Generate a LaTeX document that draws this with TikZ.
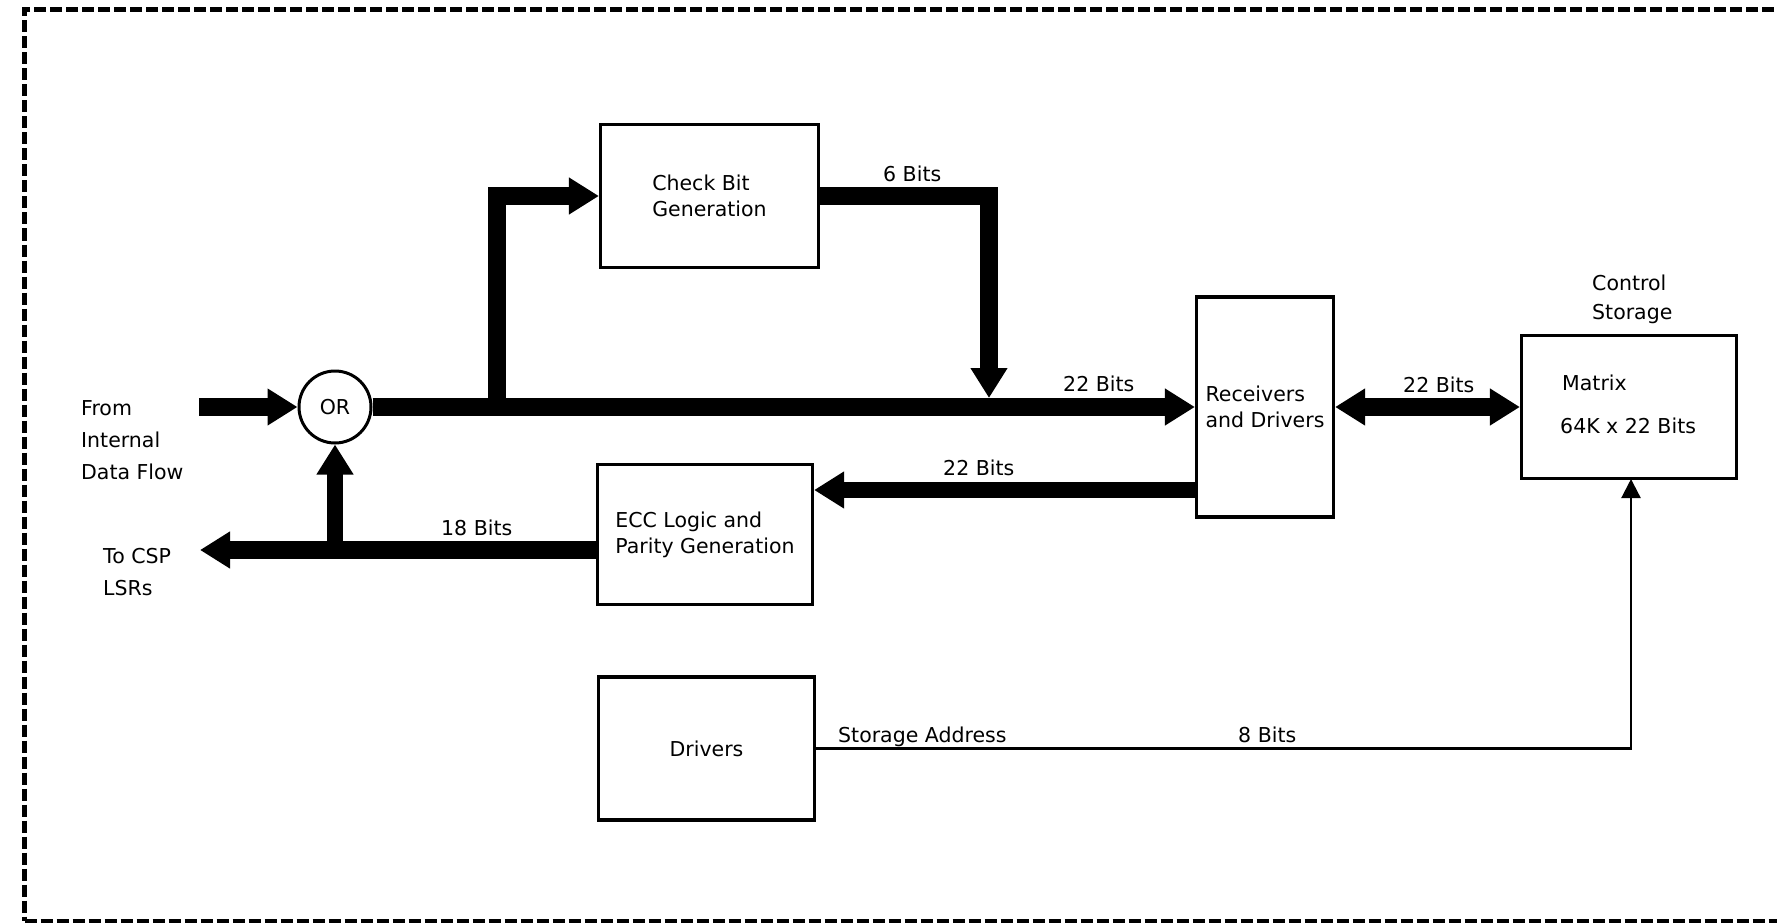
\documentclass[tikz,border=0pt]{standalone}
\usepackage{fontspec}
\setmainfont{DejaVu Sans}
\usetikzlibrary{arrows.meta}
\begin{document}
\begin{tikzpicture}[x=1pt,y=-1pt,
  every node/.style={font=\fontsize{20.5pt}{26pt}\selectfont},
  blk/.style={draw,line width=3.2pt,align=left,inner sep=0pt},
  bus/.style={line width=18pt,line join=miter,line cap=butt},
  busthin/.style={line width=16pt,line join=miter,line cap=butt},
  addr/.style={line width=2.2pt,line join=miter},
  lbl/.style={anchor=base west,inner sep=0pt},
  bigtri/.tip={Triangle[width=35pt,length=30pt]},
  smalltri/.tip={Triangle[width=19pt,length=19pt]}]
\useasboundingbox (0,0) rectangle (1777,923);
% dashed frame
\draw[line width=5pt,dash pattern=on 12pt off 4pt] (1790,10) -- (24.5,10) -- (24.5,921);
\draw[line width=4pt,dash pattern=on 12pt off 4pt] (24.5,921) -- (1790,921);
% blocks
\node[blk,minimum width=218pt,minimum height=143pt] (cb) at (709.5,196) {Check Bit\\Generation};
\node[blk,minimum width=137pt,minimum height=220pt] (rec) at (1265,407) {Receivers\\and Drivers};
\node[blk,minimum width=215pt,minimum height=143pt] (mx) at (1629,407) {};
\node[blk,minimum width=215pt,minimum height=140pt] (ecc) at (705,534.5) {ECC Logic and\\Parity Generation};
\node[blk,minimum width=216pt,minimum height=143pt] (drv) at (706.5,748.5) {Drivers};
\node[draw,circle,line width=3pt,minimum size=72pt,inner sep=0pt] (or) at (335,407) {OR};
% labels
\node[lbl] (l1) at (81,415) {From};
\node[lbl] (l2) at (81,447) {Internal};
\node[lbl] (l3) at (81,479) {Data Flow};
\node[lbl] (l4) at (103,563) {To CSP};
\node[lbl] (l5) at (103,595) {LSRs};
\node[lbl] (l6) at (1592,290) {Control};
\node[lbl] (l7) at (1592,319) {Storage};
\node[lbl] (l8) at (1562,390) {Matrix};
\node[lbl] (l9) at (1560,433) {64K x 22 Bits};
\node[lbl] (b6) at (883,181) {6 Bits};
\node[lbl] (b22a) at (1063,391) {22 Bits};
\node[lbl] (b22b) at (1403,392) {22 Bits};
\node[lbl] (b22c) at (943,475) {22 Bits};
\node[lbl] (b18) at (441,535) {18 Bits};
\node[lbl] (sa) at (838,742) {Storage Address};
\node[lbl] (b8) at (1238,742) {8 Bits};
% connectors
\coordinate (inS) at (199,407);
\coordinate (br) at (497,407);
\coordinate (j6) at (989,398);
\coordinate (csp) at (200,550);
\coordinate (up) at (335,550);
\coordinate (mxa) at (1631,479);
\draw[bus,-bigtri] (inS) -- (or.west);
\draw[bus,-bigtri] (or.east) -- (rec.west);
\draw[bus,-bigtri] (br) -- (br |- cb.west) -- (cb.west);
\draw[bus,-bigtri] (cb.east) -- (cb.east -| j6) -- (j6);
\draw[bus,bigtri-bigtri] (rec.east) -- (mx.west);
\draw[busthin,-bigtri] (rec.west |- 0,490) -- (ecc.east |- 0,490);
\draw[bus,-bigtri] (ecc.west |- csp) -- (csp);
\draw[busthin,-bigtri] (up) -- (or.south);
\draw[addr,-smalltri] (drv.east) -- (drv.east -| mxa) -- (mxa);
\end{tikzpicture}
\end{document}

## To be done:
Copy every line of the data exactly as written, excluding the pictures.

## Output of the exercise:
Generate a LaTeX document that draws this with TikZ.
\documentclass[tikz,border=0pt]{standalone}
\usepackage{fontspec}
\setmainfont{DejaVu Sans}
\usetikzlibrary{arrows.meta}
\begin{document}
\begin{tikzpicture}[x=1pt,y=-1pt,
  every node/.style={font=\fontsize{20.5pt}{26pt}\selectfont},
  blk/.style={draw,line width=3.2pt,align=left,inner sep=0pt},
  bus/.style={line width=18pt,line join=miter,line cap=butt},
  busthin/.style={line width=16pt,line join=miter,line cap=butt},
  addr/.style={line width=2.2pt,line join=miter},
  lbl/.style={anchor=base west,inner sep=0pt},
  bigtri/.tip={Triangle[width=35pt,length=30pt]},
  smalltri/.tip={Triangle[width=19pt,length=19pt]}]
\useasboundingbox (0,0) rectangle (1777,923);
% dashed frame
\draw[line width=5pt,dash pattern=on 12pt off 4pt] (1790,10) -- (24.5,10) -- (24.5,921);
\draw[line width=4pt,dash pattern=on 12pt off 4pt] (24.5,921) -- (1790,921);
% blocks
\node[blk,minimum width=218pt,minimum height=143pt] (cb) at (709.5,196) {Check Bit\\Generation};
\node[blk,minimum width=137pt,minimum height=220pt] (rec) at (1265,407) {Receivers\\and Drivers};
\node[blk,minimum width=215pt,minimum height=143pt] (mx) at (1629,407) {};
\node[blk,minimum width=215pt,minimum height=140pt] (ecc) at (705,534.5) {ECC Logic and\\Parity Generation};
\node[blk,minimum width=216pt,minimum height=143pt] (drv) at (706.5,748.5) {Drivers};
\node[draw,circle,line width=3pt,minimum size=72pt,inner sep=0pt] (or) at (335,407) {OR};
% labels
\node[lbl] (l1) at (81,415) {From};
\node[lbl] (l2) at (81,447) {Internal};
\node[lbl] (l3) at (81,479) {Data Flow};
\node[lbl] (l4) at (103,563) {To CSP};
\node[lbl] (l5) at (103,595) {LSRs};
\node[lbl] (l6) at (1592,290) {Control};
\node[lbl] (l7) at (1592,319) {Storage};
\node[lbl] (l8) at (1562,390) {Matrix};
\node[lbl] (l9) at (1560,433) {64K x 22 Bits};
\node[lbl] (b6) at (883,181) {6 Bits};
\node[lbl] (b22a) at (1063,391) {22 Bits};
\node[lbl] (b22b) at (1403,392) {22 Bits};
\node[lbl] (b22c) at (943,475) {22 Bits};
\node[lbl] (b18) at (441,535) {18 Bits};
\node[lbl] (sa) at (838,742) {Storage Address};
\node[lbl] (b8) at (1238,742) {8 Bits};
% connectors
\coordinate (inS) at (199,407);
\coordinate (br) at (497,407);
\coordinate (j6) at (989,398);
\coordinate (csp) at (200,550);
\coordinate (up) at (335,550);
\coordinate (mxa) at (1631,479);
\draw[bus,-bigtri] (inS) -- (or.west);
\draw[bus,-bigtri] (or.east) -- (rec.west);
\draw[bus,-bigtri] (br) -- (br |- cb.west) -- (cb.west);
\draw[bus,-bigtri] (cb.east) -- (cb.east -| j6) -- (j6);
\draw[bus,bigtri-bigtri] (rec.east) -- (mx.west);
\draw[busthin,-bigtri] (rec.west |- 0,490) -- (ecc.east |- 0,490);
\draw[bus,-bigtri] (ecc.west |- csp) -- (csp);
\draw[busthin,-bigtri] (up) -- (or.south);
\draw[addr,-smalltri] (drv.east) -- (drv.east -| mxa) -- (mxa);
\end{tikzpicture}
\end{document}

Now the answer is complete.